I'm sure it is quite important for the police to do their job, but the funeral home is hired by the family and should, within reason, do only what the family says should be done with the body.

Let the police get a warrant if it's so important.




They stated early in the article that a warrant is not needed because "there's no expectation of privacy for the dead."

I strongly disagree with this, since it's not just the privacy of the owner locked away on a phone, but also the privacy of the people they have interacted with. It takes at least two to make a conversation, and suddenly if one dies then the other's messages are available for collection without a warrant?


The State's right to do whatever they want to a corpse certainly ends once they no longer have possession of the corpse.

More importantly, what the police did here was execute a search upon the funeral home. That their purpose was to temporarily seize a corpse shouldn't be any different than if they were looking for documents.

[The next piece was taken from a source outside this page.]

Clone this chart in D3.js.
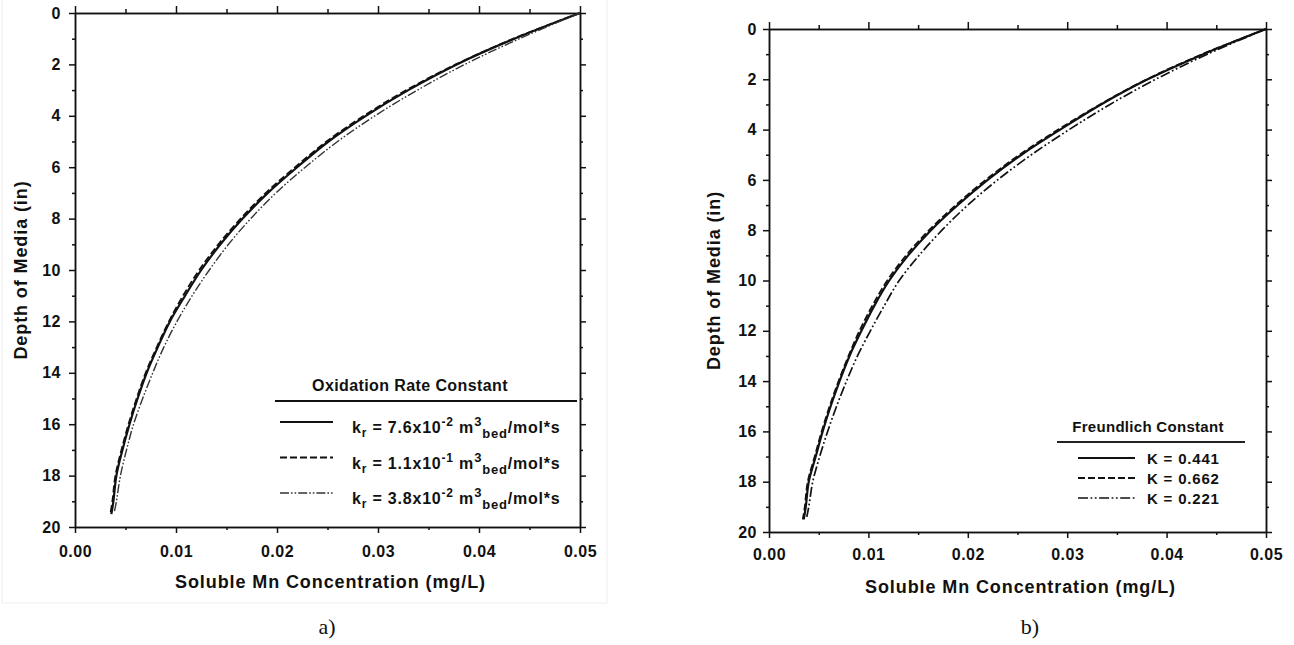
<!DOCTYPE html>
<html>
<head>
<meta charset="utf-8">
<script src="https://cdn.jsdelivr.net/npm/d3@7"></script>
<style>
  body { margin: 0; background: #fff; }
  svg text { font-family: "Liberation Sans", Arial, sans-serif; font-weight: bold; fill: #111; }
  .axis path, .axis line { stroke: #111; stroke-width: 1.5; }
  .axis text { font-size: 16px; letter-spacing: 0.5px; }
  .panel-tag { font-family: "Liberation Serif", "Times New Roman", serif !important; font-weight: normal !important; font-size: 22px; }
</style>
</head>
<body>
<svg id="chart" width="1294" height="645"></svg>
<script>
// depth of media (in), shared by every curve
var depth = [0, 1, 2, 3, 4, 5, 6, 7, 8, 9, 10, 11, 12, 13, 14, 15, 16, 17, 18, 19, 19.5];

// a) oxidation rate constant runs, soluble Mn (mg/L)
var rateSolid   = [0.0500, 0.0435, 0.0378, 0.0330, 0.0288, 0.0251, 0.0220, 0.0191, 0.0166, 0.0144, 0.0125, 0.0109, 0.0094, 0.0082, 0.0071, 0.0062, 0.0054, 0.0047, 0.0041, 0.0038, 0.0036];
var rateDashed  = [0.0500, 0.0434, 0.0377, 0.0328, 0.0286, 0.0249, 0.0218, 0.0189, 0.0164, 0.0142, 0.0123, 0.0107, 0.0093, 0.0081, 0.0070, 0.0061, 0.0053, 0.0046, 0.0040, 0.0037, 0.0035];
var rateDashDot = [0.0500, 0.0440, 0.0386, 0.0339, 0.0297, 0.0260, 0.0228, 0.0199, 0.0174, 0.0152, 0.0133, 0.0116, 0.0101, 0.0088, 0.0077, 0.0067, 0.0058, 0.0051, 0.0045, 0.0041, 0.0039];

// b) Freundlich constant runs
var freundSolid   = [0.0500, 0.0437, 0.0381, 0.0334, 0.0293, 0.0254, 0.0220, 0.0190, 0.0163, 0.0140, 0.0121, 0.0106, 0.0093, 0.0081, 0.0071, 0.0062, 0.0054, 0.0047, 0.0040, 0.0037, 0.0035];
var freundDashed  = [0.0500, 0.0436, 0.0380, 0.0333, 0.0291, 0.0252, 0.0218, 0.0188, 0.0161, 0.0138, 0.0119, 0.0104, 0.0091, 0.0080, 0.0070, 0.0061, 0.0053, 0.0046, 0.0039, 0.0036, 0.0034];
var freundDashDot = [0.0500, 0.0441, 0.0389, 0.0343, 0.0302, 0.0264, 0.0230, 0.0200, 0.0174, 0.0151, 0.0131, 0.0116, 0.0102, 0.0089, 0.0078, 0.0068, 0.0059, 0.0051, 0.0044, 0.0040, 0.0038];

var xTicks = [0, 0.01, 0.02, 0.03, 0.04, 0.05];
var xMinor = [0.005, 0.015, 0.025, 0.035, 0.045];
var yTicks = [0, 2, 4, 6, 8, 10, 12, 14, 16, 18, 20];
var yMinor = [1, 3, 5, 7, 9, 11, 13, 15, 17, 19];

var rateTitle = "Oxidation Rate Constant";
var rateLabels = [
  { mant: "7.6x10", exp: "-2" },
  { mant: "1.1x10", exp: "-1" },
  { mant: "3.8x10", exp: "-2" }
];
var freundTitle = "Freundlich Constant";
var freundLabels = ["K = 0.441", "K = 0.662", "K = 0.221"];

var rateStyles = [
  { dash: null, width: 2.2, color: "#111" },
  { dash: "7,3", width: 1.8, color: "#111" },
  { dash: "9,2,1.6,2,1.6,2", width: 1.4, color: "#333" }
];
var freundStyles = [
  { dash: null, width: 2.2, color: "#111" },
  { dash: "7,3", width: 1.8, color: "#111" },
  { dash: "10,2.5,1.8,2.5,1.8,2.5", width: 1.7, color: "#111" }
];

var svg = d3.select("#chart");

// faint scan border round panel a)
svg.append("rect")
  .attr("x", 2).attr("y", -2).attr("width", 605).attr("height", 605)
  .attr("fill", "none").attr("stroke", "#eeeeee").attr("stroke-width", 1);

function drawPanel(p) {
  var x = d3.scaleLinear().domain([0, 0.05]).range([p.left, p.right]);
  var y = d3.scaleLinear().domain([0, 20]).range([p.top, p.bottom]);
  var g = svg.append("g");

  // bottom
  g.append("g").attr("class", "axis")
    .attr("transform", "translate(0," + p.bottom + ")")
    .call(d3.axisBottom(x).tickValues(xTicks).tickFormat(d3.format(".2f"))
      .tickSize(6).tickSizeOuter(0).tickPadding(p.xPad));
  g.append("g").attr("class", "axis")
    .attr("transform", "translate(0," + p.bottom + ")")
    .call(d3.axisBottom(x).tickValues(xMinor).tickFormat("").tickSize(3).tickSizeOuter(0));
  // top
  g.append("g").attr("class", "axis")
    .attr("transform", "translate(0," + p.top + ")")
    .call(d3.axisTop(x).tickValues(xTicks).tickFormat("").tickSize(7).tickSizeOuter(0));
  g.append("g").attr("class", "axis")
    .attr("transform", "translate(0," + p.top + ")")
    .call(d3.axisTop(x).tickValues(xMinor).tickFormat("").tickSize(4).tickSizeOuter(0));
  // left
  g.append("g").attr("class", "axis")
    .attr("transform", "translate(" + p.left + ",0)")
    .call(d3.axisLeft(y).tickValues(yTicks).tickFormat(d3.format("d"))
      .tickSize(6).tickSizeOuter(0).tickPadding(p.yPad));
  g.append("g").attr("class", "axis")
    .attr("transform", "translate(" + p.left + ",0)")
    .call(d3.axisLeft(y).tickValues(yMinor).tickFormat("").tickSize(3).tickSizeOuter(0));
  // right
  g.append("g").attr("class", "axis")
    .attr("transform", "translate(" + p.right + ",0)")
    .call(d3.axisRight(y).tickValues(yTicks).tickFormat("").tickSize(6).tickSizeOuter(0));
  g.append("g").attr("class", "axis")
    .attr("transform", "translate(" + p.right + ",0)")
    .call(d3.axisRight(y).tickValues(yMinor).tickFormat("").tickSize(3).tickSizeOuter(0));

  var line = d3.line()
    .x(function(d) { return x(d[0]); })
    .y(function(d) { return y(d[1]); })
    .curve(d3.curveCatmullRom);

  p.series.forEach(function(vals, i) {
    var st = p.styles[i];
    var pts = vals.map(function(v, j) { return [v, depth[j]]; });
    if (i == 2) pts = pts.slice(0, pts.length - 1).concat([[vals[vals.length - 1], 19.4]]);
    g.append("path")
      .attr("d", line(pts))
      .attr("fill", "none")
      .attr("stroke", st.color)
      .attr("stroke-width", st.width)
      .attr("stroke-dasharray", st.dash);
  });

  // axis titles
  g.append("text")
    .attr("x", (p.left + p.right) / 2 + 3).attr("y", p.bottom + 61)
    .attr("text-anchor", "middle")
    .style("font-size", "18px").style("letter-spacing", "0.9px")
    .text("Soluble Mn Concentration (mg/L)");
  g.append("text")
    .attr("transform", "translate(" + p.yTitleX + "," + ((p.top + p.bottom) / 2) + ") rotate(-90)")
    .attr("text-anchor", "middle")
    .style("font-size", "18px").style("letter-spacing", "0.9px")
    .text("Depth of Media (in)");

  g.append("text")
    .attr("class", "panel-tag")
    .attr("x", p.tagX).attr("y", 634)
    .attr("text-anchor", "middle")
    .text(p.tag);
  return g;
}

var gA = drawPanel({
  left: 75, right: 580, top: 13, bottom: 527, xPad: 13, yPad: 8, yTitleX: 27,
  series: [rateSolid, rateDashed, rateDashDot], styles: rateStyles, tag: "a)", tagX: 327
});
var gB = drawPanel({
  left: 769, right: 1266, top: 29, bottom: 532, xPad: 11, yPad: 6, yTitleX: 720,
  series: [freundSolid, freundDashed, freundDashDot], styles: freundStyles, tag: "b)", tagX: 1030
});

// legend a)
gA.append("text")
  .attr("x", 410).attr("y", 391).attr("text-anchor", "middle")
  .style("font-size", "16px").style("letter-spacing", "0.4px")
  .text(rateTitle);
gA.append("line")
  .attr("x1", 275).attr("x2", 577).attr("y1", 401).attr("y2", 401)
  .attr("stroke", "#111").attr("stroke-width", 2);
rateLabels.forEach(function(d, i) {
  var base = 433 + i * 35.5;
  var st = rateStyles[i];
  gA.append("line")
    .attr("x1", 280).attr("x2", 333).attr("y1", base - 11).attr("y2", base - 11)
    .attr("stroke", st.color).attr("stroke-width", st.width)
    .attr("stroke-dasharray", st.dash);
  var t = gA.append("text").attr("x", 352).attr("y", base)
    .style("font-size", "16px").style("letter-spacing", "0.8px");
  t.append("tspan").text("k");
  t.append("tspan").attr("dy", 4).style("font-size", "12px").text("r");
  t.append("tspan").attr("dy", -4).text(" = " + d.mant);
  t.append("tspan").attr("dy", -7).style("font-size", "12px").text(d.exp);
  t.append("tspan").attr("dy", 7).text(" m");
  t.append("tspan").attr("dy", -7).style("font-size", "13px").text("3");
  t.append("tspan").attr("dy", 12).style("font-size", "13px").text("bed");
  t.append("tspan").attr("dy", -5).text("/mol*s");
});

// legend b)
gB.append("text")
  .attr("x", 1148).attr("y", 432).attr("text-anchor", "middle")
  .style("font-size", "15px").style("letter-spacing", "0.3px")
  .text(freundTitle);
gB.append("line")
  .attr("x1", 1057).attr("x2", 1245).attr("y1", 442).attr("y2", 442)
  .attr("stroke", "#222").attr("stroke-width", 2);
freundLabels.forEach(function(d, i) {
  var base = 464 + i * 20;
  var st = freundStyles[i];
  gB.append("line")
    .attr("x1", 1078).attr("x2", 1135).attr("y1", base - 6).attr("y2", base - 6)
    .attr("stroke", st.color).attr("stroke-width", st.width)
    .attr("stroke-dasharray", st.dash);
  gB.append("text").attr("x", 1147).attr("y", base)
    .style("font-size", "15px").style("letter-spacing", "0.8px")
    .text(d);
});
</script>
</body>
</html>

Society has long treated human bodies very differently than mere documents.


Which makes it all the more disconcerting that they would appear to have less legal protections, at least in this case.


Courts have ordered evidence to be collected from the personal devices of the living (with no concern about information pertaining 3rd-parties that may or may not be stored on those -- how would they know?). I don't see how the dead have extra rights in this situation.

The police should have gotten a warrant, just like in any other situation.


They argue that the dead have less rights... hence the reason they did not obtain a warrant.


I think the officers involved should be fired. This is clearly an attempt to justify the killing.

> While Chaney said detectives didn’t think they’d need a warrant because there is no expectation of privacy after death — an opinion several legal experts affirmed — the actions didn’t sit right with Phillip’s family.

I disagree with these legal experts. I hope Facebook and Grindr publish all the private information of these officers and legal "experts" when they die and refuse to take them down because they have a perpetual license anyway.

We have onerous life + xx years of copyright but the dead have no right of privacy?


"there's no expectation of privacy for the dead." presumes the corpse is a person with personal privacy. I choose to interpret it differently: the corpse is property of the family, albeit property with a few additional rights and rules, and property that has been entrusted with the funeral home.

The funeral home would have been well within their rights to say "get off my property and come back with a warrant". I would even go as far as to say they had an obligation to do so.